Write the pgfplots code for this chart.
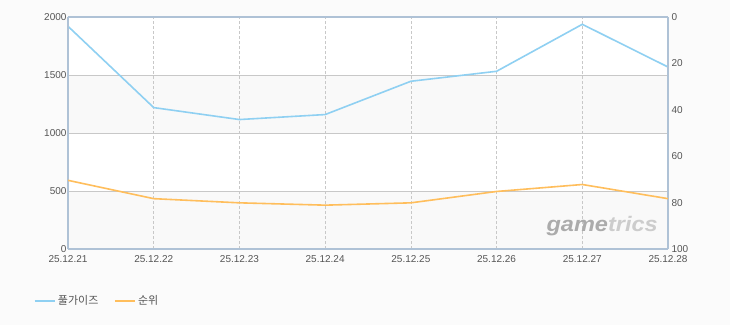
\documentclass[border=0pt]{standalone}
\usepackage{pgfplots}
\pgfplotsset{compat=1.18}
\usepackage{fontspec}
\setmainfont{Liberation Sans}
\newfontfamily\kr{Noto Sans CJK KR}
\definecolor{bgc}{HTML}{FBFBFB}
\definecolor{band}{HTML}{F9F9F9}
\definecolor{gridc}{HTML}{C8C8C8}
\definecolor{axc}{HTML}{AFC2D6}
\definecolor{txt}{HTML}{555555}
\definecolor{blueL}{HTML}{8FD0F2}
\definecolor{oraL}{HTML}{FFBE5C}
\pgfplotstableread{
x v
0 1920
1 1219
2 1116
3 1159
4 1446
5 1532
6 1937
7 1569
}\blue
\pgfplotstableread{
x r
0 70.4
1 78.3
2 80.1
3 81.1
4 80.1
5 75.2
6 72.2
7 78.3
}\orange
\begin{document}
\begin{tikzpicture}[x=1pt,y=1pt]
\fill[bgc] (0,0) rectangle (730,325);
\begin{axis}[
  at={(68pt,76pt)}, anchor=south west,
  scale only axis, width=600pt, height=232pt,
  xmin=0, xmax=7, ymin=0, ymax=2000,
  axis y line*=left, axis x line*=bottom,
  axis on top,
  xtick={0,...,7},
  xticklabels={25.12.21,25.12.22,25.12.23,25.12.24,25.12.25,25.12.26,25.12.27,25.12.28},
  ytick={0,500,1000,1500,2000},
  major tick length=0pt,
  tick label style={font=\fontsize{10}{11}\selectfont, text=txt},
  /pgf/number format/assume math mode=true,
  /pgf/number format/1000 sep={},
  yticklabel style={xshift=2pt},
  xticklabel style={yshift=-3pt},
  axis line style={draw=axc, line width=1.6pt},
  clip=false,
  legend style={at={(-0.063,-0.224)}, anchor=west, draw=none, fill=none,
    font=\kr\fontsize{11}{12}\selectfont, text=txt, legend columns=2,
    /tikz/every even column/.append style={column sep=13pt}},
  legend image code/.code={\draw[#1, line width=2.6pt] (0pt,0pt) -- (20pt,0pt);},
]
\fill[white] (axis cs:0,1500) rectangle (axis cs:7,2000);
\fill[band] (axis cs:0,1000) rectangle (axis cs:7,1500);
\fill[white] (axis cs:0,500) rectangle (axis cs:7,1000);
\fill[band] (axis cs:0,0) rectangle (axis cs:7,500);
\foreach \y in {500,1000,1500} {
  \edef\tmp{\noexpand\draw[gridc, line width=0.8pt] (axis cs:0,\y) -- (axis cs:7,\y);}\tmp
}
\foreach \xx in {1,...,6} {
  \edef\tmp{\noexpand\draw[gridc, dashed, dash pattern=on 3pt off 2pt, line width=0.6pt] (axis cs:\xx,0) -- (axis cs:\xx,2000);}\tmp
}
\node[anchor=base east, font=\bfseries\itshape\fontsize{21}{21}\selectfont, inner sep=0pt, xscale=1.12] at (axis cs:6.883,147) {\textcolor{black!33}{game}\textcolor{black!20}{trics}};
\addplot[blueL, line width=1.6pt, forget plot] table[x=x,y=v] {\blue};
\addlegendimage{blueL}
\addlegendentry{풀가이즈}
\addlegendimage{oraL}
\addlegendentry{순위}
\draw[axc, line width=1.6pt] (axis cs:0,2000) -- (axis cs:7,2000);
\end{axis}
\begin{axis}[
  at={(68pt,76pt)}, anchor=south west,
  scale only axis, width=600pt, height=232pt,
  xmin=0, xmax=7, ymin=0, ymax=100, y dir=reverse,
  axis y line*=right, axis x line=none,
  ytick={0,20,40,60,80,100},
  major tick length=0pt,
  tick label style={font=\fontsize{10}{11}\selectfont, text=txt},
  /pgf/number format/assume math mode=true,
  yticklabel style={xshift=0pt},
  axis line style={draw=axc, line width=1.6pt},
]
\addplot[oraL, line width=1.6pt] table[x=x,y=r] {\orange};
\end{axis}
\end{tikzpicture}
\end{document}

***

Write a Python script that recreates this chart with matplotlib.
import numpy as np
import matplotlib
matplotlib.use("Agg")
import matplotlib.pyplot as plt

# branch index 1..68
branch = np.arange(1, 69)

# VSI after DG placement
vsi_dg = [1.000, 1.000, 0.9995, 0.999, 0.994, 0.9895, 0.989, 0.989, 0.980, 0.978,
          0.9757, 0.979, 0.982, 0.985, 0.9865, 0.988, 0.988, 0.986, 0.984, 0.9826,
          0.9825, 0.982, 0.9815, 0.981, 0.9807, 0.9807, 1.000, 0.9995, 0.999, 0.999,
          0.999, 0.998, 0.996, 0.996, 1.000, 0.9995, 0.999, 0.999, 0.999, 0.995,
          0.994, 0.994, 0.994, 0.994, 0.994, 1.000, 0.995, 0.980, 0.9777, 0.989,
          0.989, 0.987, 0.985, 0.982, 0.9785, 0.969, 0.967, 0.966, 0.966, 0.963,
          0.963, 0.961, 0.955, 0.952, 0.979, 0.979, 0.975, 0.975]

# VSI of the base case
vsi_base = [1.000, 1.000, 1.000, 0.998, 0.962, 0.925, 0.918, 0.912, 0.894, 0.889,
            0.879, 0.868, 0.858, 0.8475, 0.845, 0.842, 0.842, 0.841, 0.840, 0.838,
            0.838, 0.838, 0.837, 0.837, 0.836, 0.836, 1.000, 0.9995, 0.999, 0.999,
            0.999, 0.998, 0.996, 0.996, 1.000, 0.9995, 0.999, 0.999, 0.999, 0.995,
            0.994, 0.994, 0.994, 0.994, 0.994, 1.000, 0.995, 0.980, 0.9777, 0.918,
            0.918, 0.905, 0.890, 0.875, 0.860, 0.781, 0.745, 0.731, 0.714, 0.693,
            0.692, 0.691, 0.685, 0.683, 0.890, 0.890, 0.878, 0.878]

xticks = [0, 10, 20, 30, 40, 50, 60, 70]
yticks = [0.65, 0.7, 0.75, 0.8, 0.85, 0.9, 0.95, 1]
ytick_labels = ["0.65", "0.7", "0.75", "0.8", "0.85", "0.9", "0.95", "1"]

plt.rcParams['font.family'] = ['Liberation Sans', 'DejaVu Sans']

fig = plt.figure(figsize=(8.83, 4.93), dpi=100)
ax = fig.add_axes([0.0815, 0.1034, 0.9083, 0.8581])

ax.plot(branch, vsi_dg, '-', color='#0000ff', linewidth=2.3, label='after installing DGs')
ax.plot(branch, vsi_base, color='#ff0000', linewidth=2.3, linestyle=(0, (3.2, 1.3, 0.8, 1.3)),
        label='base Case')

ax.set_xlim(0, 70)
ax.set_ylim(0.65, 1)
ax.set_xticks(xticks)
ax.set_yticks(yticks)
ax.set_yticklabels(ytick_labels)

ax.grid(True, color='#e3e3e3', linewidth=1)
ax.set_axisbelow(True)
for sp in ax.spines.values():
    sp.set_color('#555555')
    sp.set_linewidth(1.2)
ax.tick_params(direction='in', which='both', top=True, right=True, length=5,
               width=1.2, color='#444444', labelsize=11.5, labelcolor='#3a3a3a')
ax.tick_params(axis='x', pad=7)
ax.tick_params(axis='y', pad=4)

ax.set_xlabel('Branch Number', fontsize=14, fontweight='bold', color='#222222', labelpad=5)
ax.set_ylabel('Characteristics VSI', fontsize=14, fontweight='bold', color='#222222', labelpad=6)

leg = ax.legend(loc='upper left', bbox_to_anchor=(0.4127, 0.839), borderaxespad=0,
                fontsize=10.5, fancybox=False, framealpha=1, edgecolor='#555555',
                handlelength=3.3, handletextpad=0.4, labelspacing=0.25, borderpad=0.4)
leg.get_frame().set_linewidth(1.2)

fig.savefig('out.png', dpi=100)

***

• The exercise
Copy out precisely the lines that begin at the line containing "Write a Python" and end at the line containing "label='base Case')", including both; write nothing else.

• Finished exercise
Write a Python script that recreates this chart with matplotlib.
import numpy as np
import matplotlib
matplotlib.use("Agg")
import matplotlib.pyplot as plt

# branch index 1..68
branch = np.arange(1, 69)

# VSI after DG placement
vsi_dg = [1.000, 1.000, 0.9995, 0.999, 0.994, 0.9895, 0.989, 0.989, 0.980, 0.978,
          0.9757, 0.979, 0.982, 0.985, 0.9865, 0.988, 0.988, 0.986, 0.984, 0.9826,
          0.9825, 0.982, 0.9815, 0.981, 0.9807, 0.9807, 1.000, 0.9995, 0.999, 0.999,
          0.999, 0.998, 0.996, 0.996, 1.000, 0.9995, 0.999, 0.999, 0.999, 0.995,
          0.994, 0.994, 0.994, 0.994, 0.994, 1.000, 0.995, 0.980, 0.9777, 0.989,
          0.989, 0.987, 0.985, 0.982, 0.9785, 0.969, 0.967, 0.966, 0.966, 0.963,
          0.963, 0.961, 0.955, 0.952, 0.979, 0.979, 0.975, 0.975]

# VSI of the base case
vsi_base = [1.000, 1.000, 1.000, 0.998, 0.962, 0.925, 0.918, 0.912, 0.894, 0.889,
            0.879, 0.868, 0.858, 0.8475, 0.845, 0.842, 0.842, 0.841, 0.840, 0.838,
            0.838, 0.838, 0.837, 0.837, 0.836, 0.836, 1.000, 0.9995, 0.999, 0.999,
            0.999, 0.998, 0.996, 0.996, 1.000, 0.9995, 0.999, 0.999, 0.999, 0.995,
            0.994, 0.994, 0.994, 0.994, 0.994, 1.000, 0.995, 0.980, 0.9777, 0.918,
            0.918, 0.905, 0.890, 0.875, 0.860, 0.781, 0.745, 0.731, 0.714, 0.693,
            0.692, 0.691, 0.685, 0.683, 0.890, 0.890, 0.878, 0.878]

xticks = [0, 10, 20, 30, 40, 50, 60, 70]
yticks = [0.65, 0.7, 0.75, 0.8, 0.85, 0.9, 0.95, 1]
ytick_labels = ["0.65", "0.7", "0.75", "0.8", "0.85", "0.9", "0.95", "1"]

plt.rcParams['font.family'] = ['Liberation Sans', 'DejaVu Sans']

fig = plt.figure(figsize=(8.83, 4.93), dpi=100)
ax = fig.add_axes([0.0815, 0.1034, 0.9083, 0.8581])

ax.plot(branch, vsi_dg, '-', color='#0000ff', linewidth=2.3, label='after installing DGs')
ax.plot(branch, vsi_base, color='#ff0000', linewidth=2.3, linestyle=(0, (3.2, 1.3, 0.8, 1.3)),
        label='base Case')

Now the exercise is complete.